I assumed that he transformed it into a useful formula properly, so I tried his formula and the result stunned me! It did work well with a duty cycle of 50%. But then I tried changing the duty cycle away from 50% and the result was OK up to the first notch, then all hell broke loose. You see, sin takes the value negative after a while, and when I converted the predicted harmonic amplitudes into dB, a very bad thing happened. What's the log of a negative number? It's a quantity known in Excel as #NUM, otherwise known to us computer nerds as #NAN meaning Not A Number. To convert an amplitude to dB I have to take the logarithm of the amplitude, and an amplitude is a magnitude value, meaning it doesn't have a sign. But if it (incorrectly) has a negative value, the Log function returns a #NUM or #NAN, not really a useful value. So how do you fix this? Well, it's obvious, use the abs function to get rid of the sign. So now the formula is:

VHarmonic = abs(sin(π*Harmonic#*Duty_Cycle))/Harmonic#

That was simple, no? So now, how well does this formula predict the amplitudes of the various harmonics in a rectangle wave?
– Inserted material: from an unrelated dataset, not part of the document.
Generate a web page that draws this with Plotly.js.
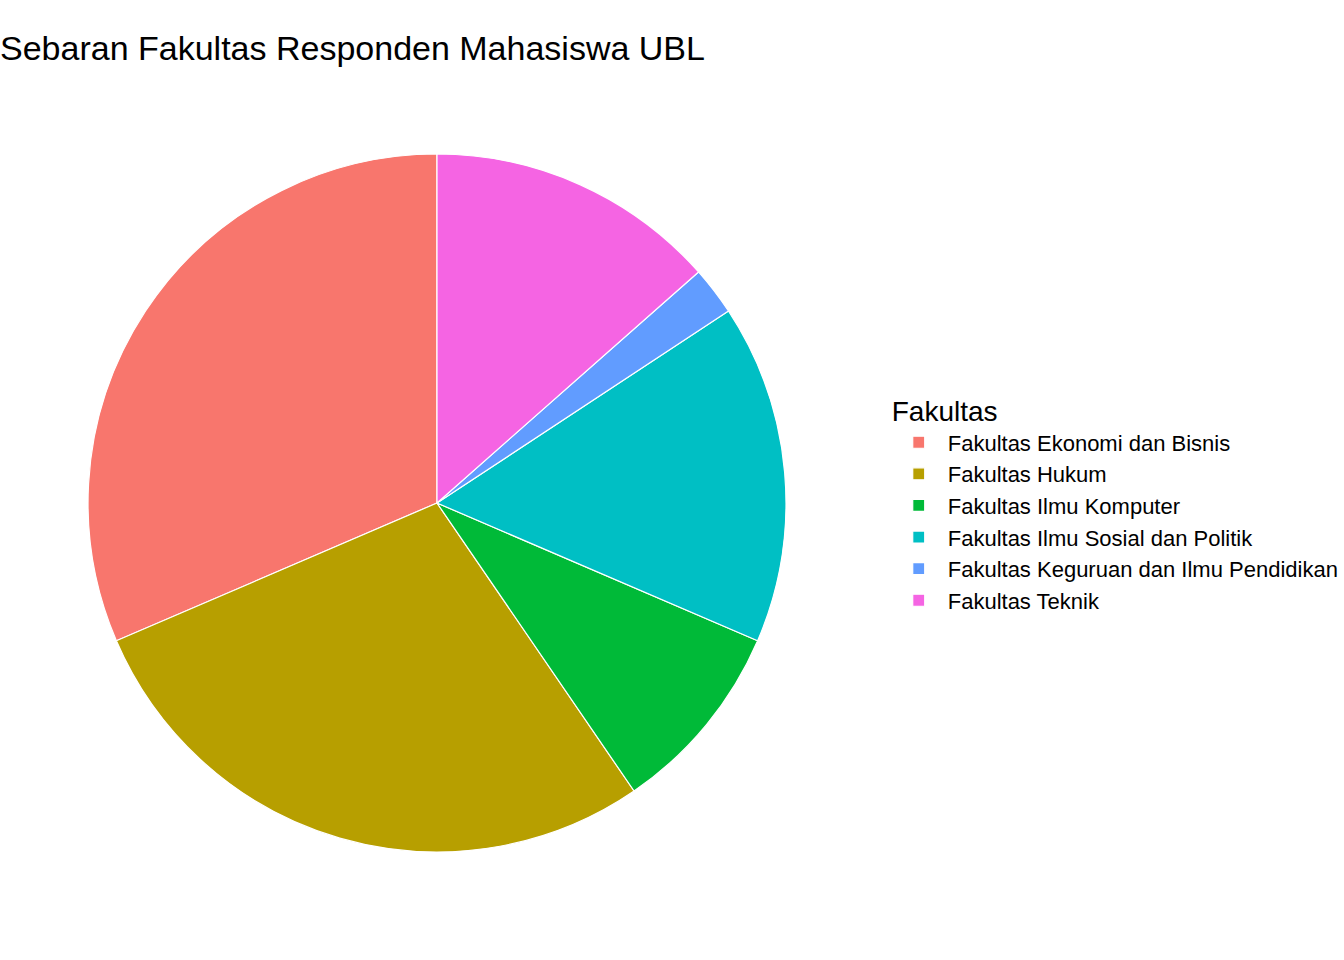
<!DOCTYPE html>
<html>
<head>
<meta charset="utf-8">
<script src="https://cdn.plot.ly/plotly-3.0.1.min.js"></script>
<style>
  body { margin: 0; background: #fff; }
  #chart { width: 1344px; height: 960px; }
</style>
</head>
<body>
<div id="chart"></div>
<script>
// counts per faculty (n = 89)
fakultas = [
    "Fakultas Ekonomi dan Bisnis",
    "Fakultas Hukum",
    "Fakultas Ilmu Komputer",
    "Fakultas Ilmu Sosial dan Politik",
    "Fakultas Keguruan dan Ilmu Pendidikan",
    "Fakultas Teknik"
];
jumlah = [28, 25, 8, 14, 2, 12];
warna = ["#F8766D", "#B79F00", "#00BA38", "#00BFC4", "#619CFF", "#F564E3"];

function total(arr){
    var s = 0;
    for(var i = 0; i < arr.length; i++){
        s += arr[i];
    }
    return s;
}

function makeChart(){
    // counterclockwise in plotly ends the first slice at 12 o'clock,
    // ggplot starts it there, so turn it back by the first slice
    var rot = -360 * jumlah[0] / total(jumlah);
    var trace = {
        type: 'pie',
        labels: fakultas,
        values: jumlah,
        sort: false,
        direction: 'counterclockwise',
        rotation: rot,
        textinfo: 'none',
        hoverinfo: 'label+value+percent',
        marker: {colors: warna, line: {color: '#ffffff', width: 1.2}},
        domain: {x: [0.0655, 0.5848], y: [0.1125, 0.8396]}
    };
    var layout = {
        width: 1344,
        height: 960,
        margin: {l: 0, r: 0, t: 0, b: 0, autoexpand: false},
        paper_bgcolor: '#ffffff',
        font: {family: 'Liberation Sans, Arial, sans-serif', color: '#000000'},
        title: {
            text: 'Sebaran Fakultas Responden Mahasiswa UBL',
            font: {size: 34, color: '#000000'},
            x: 0, xref: 'paper', xanchor: 'left',
            y: 0.95, yref: 'container', yanchor: 'middle'
        },
        showlegend: true,
        legend: {
            title: {text: 'Fakultas', font: {size: 28}},
            font: {size: 22},
            x: 0.662, xanchor: 'left',
            y: 0.476, yanchor: 'middle',
            tracegroupgap: 0,
            itemwidth: 48
        }
    };
    Plotly.newPlot('chart', [trace], layout, {displayModeBar: false});
}

makeChart();
</script>
</body>
</html>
Let's look at the chart from above again:

In blue is the result taken from the formula from the Schaum's book, in red is the result from my formula and in brown is the actual result from doing an FFT on the waveform in question, which has a 12% duty cycle in this case. You can see the result of the #NAN value in the plot, Excel just plots it to zero, and lucky for me, zero is in my range of amplitudes. You will notice that the red (Dan's) and brown (Actual) values track pretty well, except at some of the "nulls" or as I call them, notches. I think calling them nulls is wrong, because the actual values at these points are not zero (unless you have very low resolution instruments) but in this case close to -60dB. So my formula very closely matches the actual values of the square wave/rectangle wave spectrum of any duty cycle, except it overestimates the depth of some of the notches, but that's OK. In fact, the result is so good that I deemed it good enough to use it as the basis for my formula for calculating the harmonic amplitudes of a triangle wave based on Trise/Ttotal time, and then later, when I had my Eureka moment, it became the basis for the Bullard Harmonic Solution which predicts the harmonic amplitudes of a distorted wave based on the angle where the distortion impacts the stimulation sinusoid. In the book I beat these formulas to death and they seem to match the actual FFT results pretty darn well.

I guess that the lesson I learned in this endeavor is that math is fine, but sometimes these books full of wallpaper don't lead you to the right answer. Don't get me wrong, the Schaum's book got me close, and without it and Analogue Heaven, I might never have gotten the right answer. But you have to apply common sense too. I don't care what the book says, harmonic amplitudes are magnitude values, not signed values, and you have to apply common sense when using math because otherwise you end up propagating untested theories and leading people down the wrong path. Let's remember what drove the Wright brothers to invent the wind tunnel, a device essential to aircraft design. They had read a book that contained formulas predicting lift from various wing configurations. They could not get the expected lift from the wings they built despite these very elaborate formulas, so they built their wind tunnel and did a lot of experiments that proved the book to be wrong! So now we honor them because they used empirical data to design wings that actually worked and threw the book away. Something to keep in mind next time you run into a problem.

To end this on a sad note, David Hillel Wilson passed away from congestive heart failure at the untimely age of 49 shortly after his post on Analogue Heaven. Richard Lainhart passed away not long afterwards. I guess we all know where they are now.